|crunch, crunch, crunch (data)
||[Oct. 18th, 2006|09:35 am]
So the Netflix Prize just changed a rule - now instead of only being able to submit once a week (see my earlier screwup), starting tomorrow you can submit once a day! This is good in general, but given the progress that people are making, it leads me to believe that the contest might be over in January (the earliest it can be over under the rules). Neat that people are doing so well, but I feel a bit outclassed. At least they added more people to the leaderboard so my next submission has a shot of making it on there!

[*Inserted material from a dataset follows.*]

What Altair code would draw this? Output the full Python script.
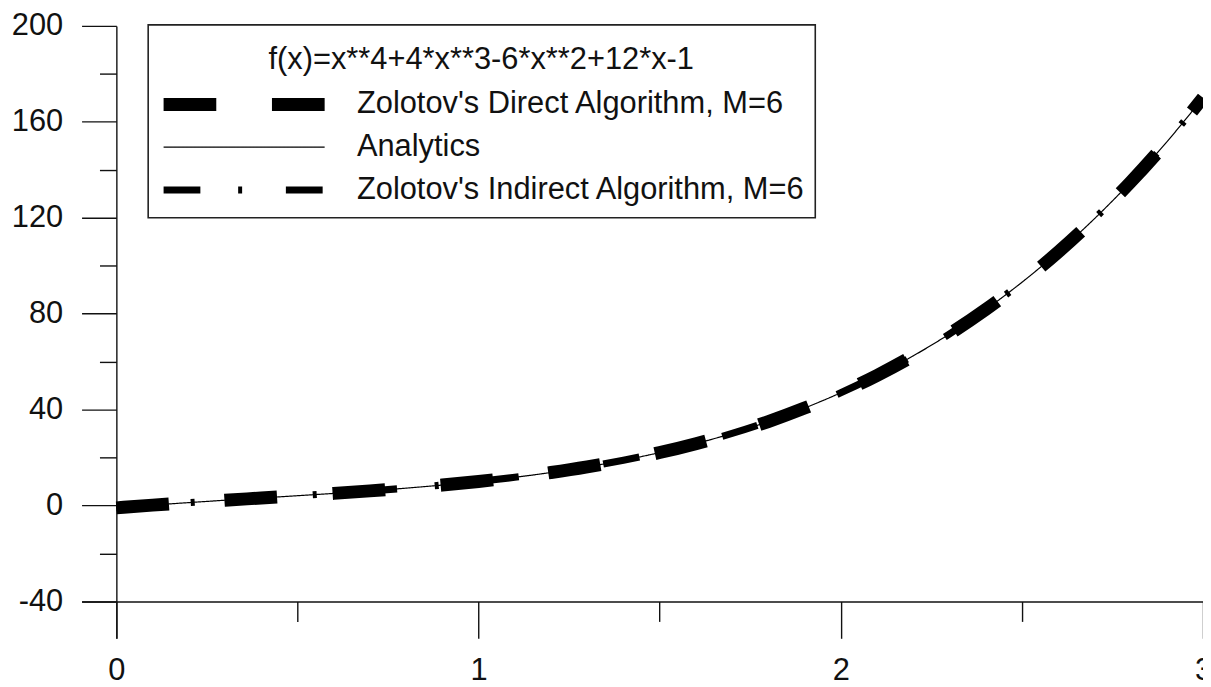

But for now, I'm continuing to crunch data. In my WoW-addled state last night I started computing the correlations between all pairs of users and storing all that data, before realizing that since there are around 500,000 users this would be 250 billion lines of data, which I don't have the hard drive space for and, given how slow file IO seems to be, would take forever. Lo and behold this morning just under 2500 users were done, which would mean it would take around 9.5 weeks to finish. So now I'm only storing the top 100 results for each user - we'll see how big a win that is when I get home. I might have to go to a probabilistic approach if even that is going to take too long (right now it still calculates all pairs of correlations, just doesn't write them all to disk). Had a conversation with djedi this morning to solidify some ideas about how to manage that data...
After work we're planning on going to LL Bean and getting a real jacket, although it's nice weather out today (high of 77!).